Секвенирование генома, может, и переоценено как ответ на все человеческие болезни, но является прекрасной областью фундаментальной науки. Благодаря секвенаторам стало известно, что осы – не единственные организмы, в геномах которых содержатся фрагменты ДНК-вирусов. На самом деле, они есть у большинства живых существ, включая людей. Геном человека содержит один полный вирусный геном, и называется он ЭРВ-3 (эндогенный ретровирус). Может показаться, что это просто одна из причуд эволюции, но кусок «мусора ДНК», который действительно является мусором… На самом деле без него не было бы и нас. Он играет поистине ключевую роль в предотвращении отторжения плода материнским организмом. Иммунная система матери «должна» распознавать ткани развивающегося ребенка как «чужеродные» и запускать процессы, чтобы от них избавиться. Мы говорим «должна», подразумевая, что это то, что иммунная система обычно делает с чужими тканями.
По-видимому, белок ЭРВ-3 очень напоминает другой – p15E, который приходится частью распространенной защитной системы, используемой вирусами, чтобы не дать хозяину себя убить. Белок p15E не позволяет лимфоцитам, главным клеткам иммунной системы, реагировать на антигены – молекулы, разоблачающие чужеродную природу вируса. На определенном этапе своей эволюции млекопитающие переняли эту защитную систему у вирусов и стали использовать ее, чтобы женская плацента не откликалась на антигены, проявляющие чужеродную природу отца зародыша. Вероятно, исходя из принципа, что его одинаково повесят как за овцу, так и за ягненка, человеческий геном решил украсть целую свинью, то есть весь ретровирусный геном.
Однако когда эволюция вынесла ворованное, она не просто свалила этот геном в первозданном виде в цепочку ДНК человека. Она вставила в него пару интронов, разделив ЭРВ-3 на несколько частей, и тот получился полным, но не связанным воедино. Впрочем, не важно: ферменты легко убирают интроны, когда тот фрагмент ДНК преобразуется в белок. Но никто не знает, зачем эти интроны там нужны. Может быть, они включаются случайно. Или – следуя идее РНК-инференции, – имеют более существенные на то причины. Интроны могут являться важной частью регуляторной генетической системы, «текстовыми сообщениями», позволяющими плаценте применять ЭРВ-3 без риска потерять контроль над вирусом.

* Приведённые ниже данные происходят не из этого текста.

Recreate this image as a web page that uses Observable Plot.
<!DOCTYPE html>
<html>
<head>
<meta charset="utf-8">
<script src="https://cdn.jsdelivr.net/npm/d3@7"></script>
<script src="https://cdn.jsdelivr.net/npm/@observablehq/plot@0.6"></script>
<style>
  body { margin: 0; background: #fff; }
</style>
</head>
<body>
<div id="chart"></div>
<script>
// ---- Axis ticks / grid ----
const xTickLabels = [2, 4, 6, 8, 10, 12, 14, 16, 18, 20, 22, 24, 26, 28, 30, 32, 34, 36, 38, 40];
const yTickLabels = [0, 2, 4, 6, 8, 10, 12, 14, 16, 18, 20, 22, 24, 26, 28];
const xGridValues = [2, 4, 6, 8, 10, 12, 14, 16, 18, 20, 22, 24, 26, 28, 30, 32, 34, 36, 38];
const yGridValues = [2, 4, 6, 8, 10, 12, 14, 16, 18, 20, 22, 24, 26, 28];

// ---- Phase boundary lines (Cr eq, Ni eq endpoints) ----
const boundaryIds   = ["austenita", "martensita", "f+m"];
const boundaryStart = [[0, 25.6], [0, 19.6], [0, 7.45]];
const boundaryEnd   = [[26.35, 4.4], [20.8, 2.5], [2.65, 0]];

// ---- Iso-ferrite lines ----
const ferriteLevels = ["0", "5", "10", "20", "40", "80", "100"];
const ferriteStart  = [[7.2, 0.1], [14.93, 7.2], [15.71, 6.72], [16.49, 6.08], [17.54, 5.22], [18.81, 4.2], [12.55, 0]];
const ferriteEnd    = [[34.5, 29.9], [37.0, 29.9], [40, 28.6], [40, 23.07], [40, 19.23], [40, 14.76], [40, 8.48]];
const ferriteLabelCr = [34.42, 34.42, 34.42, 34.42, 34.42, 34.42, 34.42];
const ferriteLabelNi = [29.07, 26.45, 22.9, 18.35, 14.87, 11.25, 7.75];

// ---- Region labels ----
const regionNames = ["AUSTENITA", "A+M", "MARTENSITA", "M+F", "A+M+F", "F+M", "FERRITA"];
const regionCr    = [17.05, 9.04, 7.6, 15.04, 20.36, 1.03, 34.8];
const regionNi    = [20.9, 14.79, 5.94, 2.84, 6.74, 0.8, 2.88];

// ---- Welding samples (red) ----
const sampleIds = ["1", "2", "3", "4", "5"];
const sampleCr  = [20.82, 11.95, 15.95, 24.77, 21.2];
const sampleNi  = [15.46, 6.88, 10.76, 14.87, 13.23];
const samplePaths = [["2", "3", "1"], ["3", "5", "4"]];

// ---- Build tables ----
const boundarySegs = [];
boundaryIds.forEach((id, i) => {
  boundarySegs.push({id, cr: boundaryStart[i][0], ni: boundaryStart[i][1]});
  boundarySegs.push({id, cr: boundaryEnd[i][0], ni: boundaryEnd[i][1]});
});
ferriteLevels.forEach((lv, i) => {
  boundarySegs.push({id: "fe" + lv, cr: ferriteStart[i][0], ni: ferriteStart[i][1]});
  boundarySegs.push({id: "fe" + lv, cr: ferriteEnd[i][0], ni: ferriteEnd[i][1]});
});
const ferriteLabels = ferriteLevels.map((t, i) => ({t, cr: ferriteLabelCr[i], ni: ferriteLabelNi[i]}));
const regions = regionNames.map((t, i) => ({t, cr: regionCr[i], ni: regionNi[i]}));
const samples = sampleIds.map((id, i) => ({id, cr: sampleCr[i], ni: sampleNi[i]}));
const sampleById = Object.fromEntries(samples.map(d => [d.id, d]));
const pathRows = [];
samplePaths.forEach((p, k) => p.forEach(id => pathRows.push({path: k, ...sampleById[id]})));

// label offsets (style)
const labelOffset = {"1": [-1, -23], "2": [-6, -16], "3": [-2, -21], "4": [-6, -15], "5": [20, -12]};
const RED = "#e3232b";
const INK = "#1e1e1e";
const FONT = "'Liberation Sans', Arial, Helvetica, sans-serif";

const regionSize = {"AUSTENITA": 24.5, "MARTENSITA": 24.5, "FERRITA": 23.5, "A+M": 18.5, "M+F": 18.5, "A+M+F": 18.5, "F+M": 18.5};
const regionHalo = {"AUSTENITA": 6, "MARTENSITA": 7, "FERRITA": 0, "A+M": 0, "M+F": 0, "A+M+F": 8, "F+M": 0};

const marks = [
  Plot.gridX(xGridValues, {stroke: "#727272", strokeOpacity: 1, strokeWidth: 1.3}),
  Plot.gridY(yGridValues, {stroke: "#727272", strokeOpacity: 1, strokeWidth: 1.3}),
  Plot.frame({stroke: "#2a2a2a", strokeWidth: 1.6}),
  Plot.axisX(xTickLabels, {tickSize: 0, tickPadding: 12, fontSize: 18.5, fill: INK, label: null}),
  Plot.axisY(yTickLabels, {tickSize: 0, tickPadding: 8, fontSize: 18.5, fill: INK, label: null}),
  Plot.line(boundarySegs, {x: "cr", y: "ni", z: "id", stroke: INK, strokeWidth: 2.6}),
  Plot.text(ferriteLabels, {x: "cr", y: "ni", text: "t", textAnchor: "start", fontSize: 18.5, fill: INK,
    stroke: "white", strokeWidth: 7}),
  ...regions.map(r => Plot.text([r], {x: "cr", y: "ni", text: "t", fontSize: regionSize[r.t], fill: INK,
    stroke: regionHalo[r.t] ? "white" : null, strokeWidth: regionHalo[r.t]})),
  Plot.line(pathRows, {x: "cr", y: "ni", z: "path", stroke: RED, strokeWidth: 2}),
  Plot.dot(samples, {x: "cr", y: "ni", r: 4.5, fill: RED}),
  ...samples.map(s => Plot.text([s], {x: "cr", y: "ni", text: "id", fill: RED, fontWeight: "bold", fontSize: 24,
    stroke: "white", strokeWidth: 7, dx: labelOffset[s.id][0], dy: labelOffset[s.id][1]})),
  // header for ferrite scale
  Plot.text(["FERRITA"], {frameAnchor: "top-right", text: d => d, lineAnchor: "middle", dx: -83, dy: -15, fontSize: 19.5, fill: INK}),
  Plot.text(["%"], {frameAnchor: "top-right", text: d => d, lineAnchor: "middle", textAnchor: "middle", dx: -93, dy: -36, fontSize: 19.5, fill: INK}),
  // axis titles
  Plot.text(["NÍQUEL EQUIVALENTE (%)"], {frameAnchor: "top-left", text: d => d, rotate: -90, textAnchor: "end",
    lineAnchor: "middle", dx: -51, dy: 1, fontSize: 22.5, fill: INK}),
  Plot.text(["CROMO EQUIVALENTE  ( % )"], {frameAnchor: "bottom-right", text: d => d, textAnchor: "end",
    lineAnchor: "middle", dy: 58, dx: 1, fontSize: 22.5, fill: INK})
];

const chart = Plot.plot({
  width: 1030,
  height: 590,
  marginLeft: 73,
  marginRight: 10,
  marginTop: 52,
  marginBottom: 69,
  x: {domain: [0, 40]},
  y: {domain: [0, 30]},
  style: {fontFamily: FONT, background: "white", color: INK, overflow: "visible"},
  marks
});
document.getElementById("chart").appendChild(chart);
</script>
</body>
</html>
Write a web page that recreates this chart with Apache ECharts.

Какое бы предназначение ни имели эти интроны, эволюция млекопитающих нашла применение не только теплокровности, но и другим уловкам. Она позволила себе провернуть кражу вирусного генома, чтобы материнская иммунная система не выталкивала ребенка из-за того, что он «пах» отцом. Отсюда мы узнаем, что ДНК не эгоистична. ЭРВ-3 содержится в геноме человека, но не потому, что это скопированный мусор, оставшийся лишь благодаря своей безвредности. Он содержится по той причине, что без него люди – в прямом смысле – не способны выжить и даже не способны воспроизводить себе подобных.